Councilman David McCauley and councilwoman Pam Bucklew suggested the department consider some form of incentive to reward volunteer firefighters in an effort to attract more.
However, city recorder Randy Sanders urged council members to return to the business at hand.
“I’m so proud of the training of the professional individuals that are in that fire department and the hard work they’ve put in each day,” he said. “I am a little upset about the breakdown here because this was taken care of the first time, and then there was a reaction to the announcements [of the increases] and it had to be, all of a sudden, reviewed the second time.”
“I would just say to all of our department heads that when you’re asked to do a task, we all have to do it thoroughly, we have to vet it thoroughly, we have to ask question after question after question, so when you come to the Revenue Review Committee, you’re 100 percent prepared … so we don’t have to backtrack,” Sanders added. “This shouldn’t happen again.”
Rylands said the after-the-fact increase could complicate matters further.
“This is precedent-setting, so [now] we can’t say we don’t review things after the fact anymore; you’re taking this and resetting it because they saw what someone else was getting,” he said. “I’m afraid we’re going to set a precedent, but the will of the council is to do this, I’ll acquiesce.
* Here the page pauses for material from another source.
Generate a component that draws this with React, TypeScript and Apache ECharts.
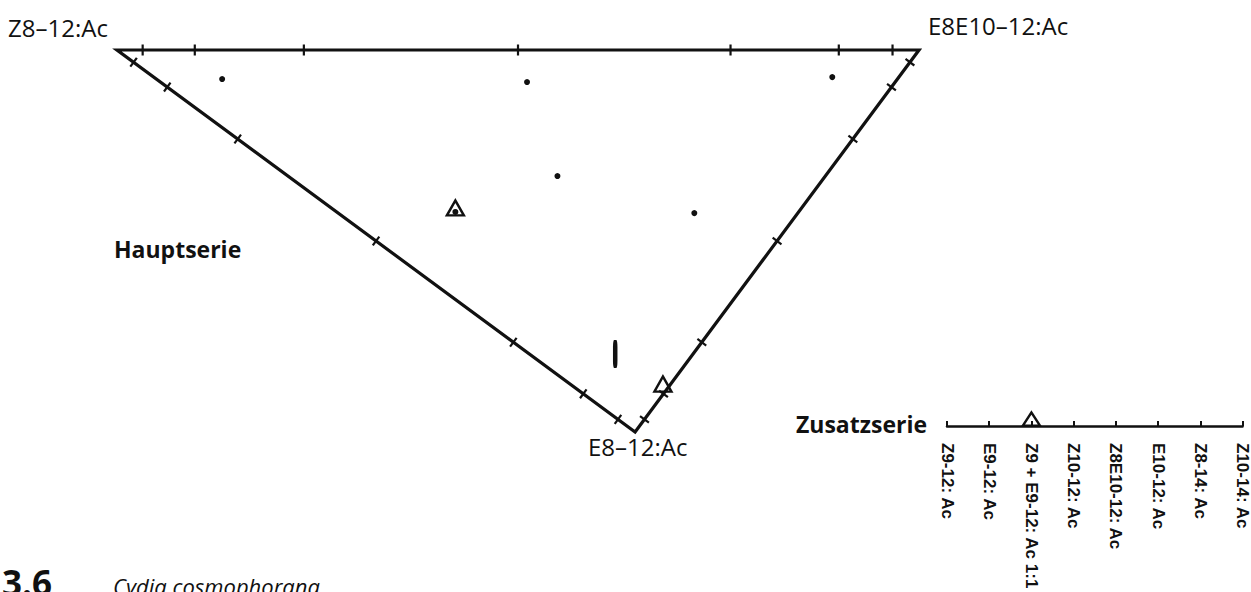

It’s akin to Christmas presents. It’s like if [you] want this Huffy bicycle and go-cart but then your sister gets a Camaro because she’s 18 and now you want a Mustang … what happens in a family unit when you start doing that?”
Sanders made a motion to approve the additional $1 per hour increase, which begins Nov. 1, 2022, and Reger seconded the motion, which passed unanimously. Jenkins said the updated wage increase for the fire department amounted to $61,000 annually.